I’m very much on board with Garret Rangel eventually developing into the answer at QB for OSU. But I’m also very much of the belief that he was not in any way ready to take meaningful snaps in 2022 as a true freshman. He was thrust into a pretty rough situation in an offensive scheme that was centered around a mobile quarterback behind a play-caller that has, shall we say, come under some scrutiny for his scheme and play-calling. Not a great situation.

It’d be a risk for OSU to roll into 2023 with only Rangel and Gunnar Gundy at QB as your only options. Rangel may well wind up winning the QB1 job over Bowman, to be sure — this is a player who sat at Michigan the last two seasons — but his presence feels like a floor-raiser for the QB room on the whole. If Rangel wins the gig he will have earned it over an experienced QB who Gundy in the past has praised. If Bowman wins the job then he, too, will have earned it, and it’d be meaningful for him to do so given how glowing the reviews have been on Rangel behind the scenes.

As for what it means for the 2023 season prospects, it’s anyone’s guess. Adding him makes me think that the QB position — regardless of who wins the job — won’t be the team’s biggest weakness. But losing approximately 78 receivers to the portal is tough to overcome. And there are myriad holes still to fill on both sides of the ball. Just looking at the roster it’s hard to envision this team being picked to finish in the top half of the Big 12.

What Bowman can bring

Like I mentioned above: Bowman’s been basically pine-riding for two straight seasons at Michigan. He played in five total games but only totaled 69 yards passing on 11 attempts. But before that Bowman was at Texas Tech — at least early in his career — a really nice prospect. As a freshman, he had 2,638 yards passing and completed 69.4% of his 327 attempts to go with 17 touchdowns and 7 INTs. He’s someone who in Tech’s scheme was able to push the ball down the field as a true pocket-passer.
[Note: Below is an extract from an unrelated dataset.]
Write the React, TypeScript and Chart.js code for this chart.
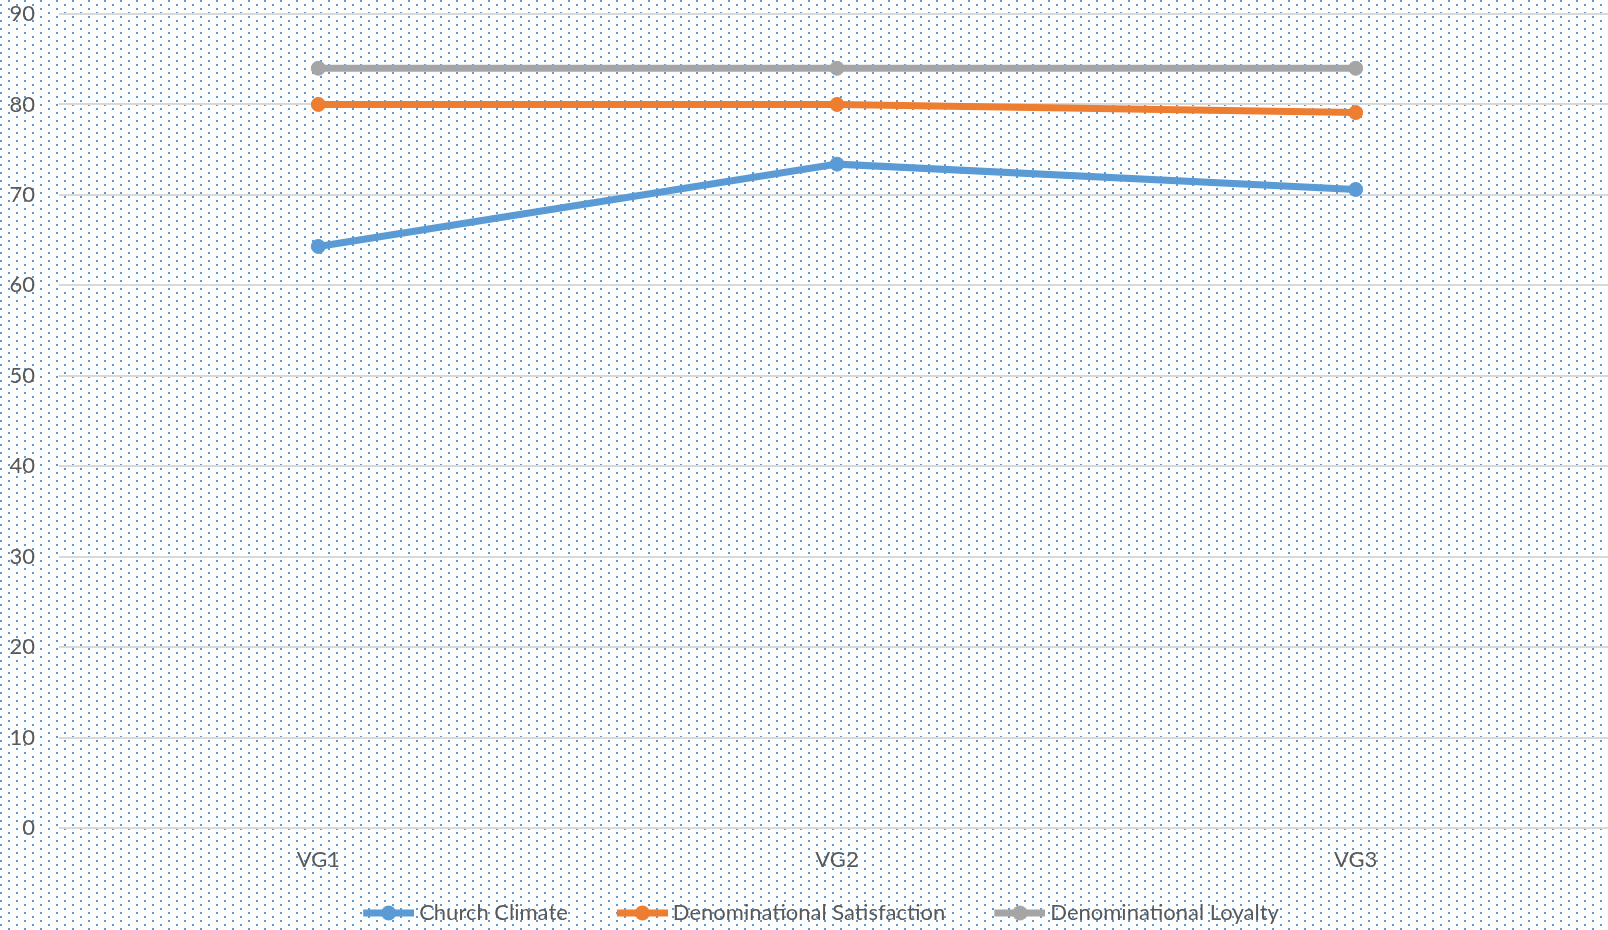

“They’ve got a young quarterback who is throwing it around and has come along,” said Mike Gundy several years back of Bowman. “He’s a really good player. This league will be disappointed to see him for the next three or four years, or however long it’ll be. He seems to understand their system and looks like he gets it. They’re moving the ball and scoring lots of points.”

Why Bowman’s career stalled

So you might be thinking: wait, if he was so good, why did he only play 11 games at Tech after his freshman year the next two seasons transfer to Michigan where he was just a backup? And honestly: fair question! The answer is that he had a go with injuries. A collapsed lung in 2018 caused him to miss four games. A broken collarbone caused him to miss most of 2019. An ankle injury in 2020 robbed him of most of 2020. Then at Michigan he never got a chance. A chance is exactly what he’ll be given at OSU in a QB room that desperately needs experience and poise like he can bring to the table.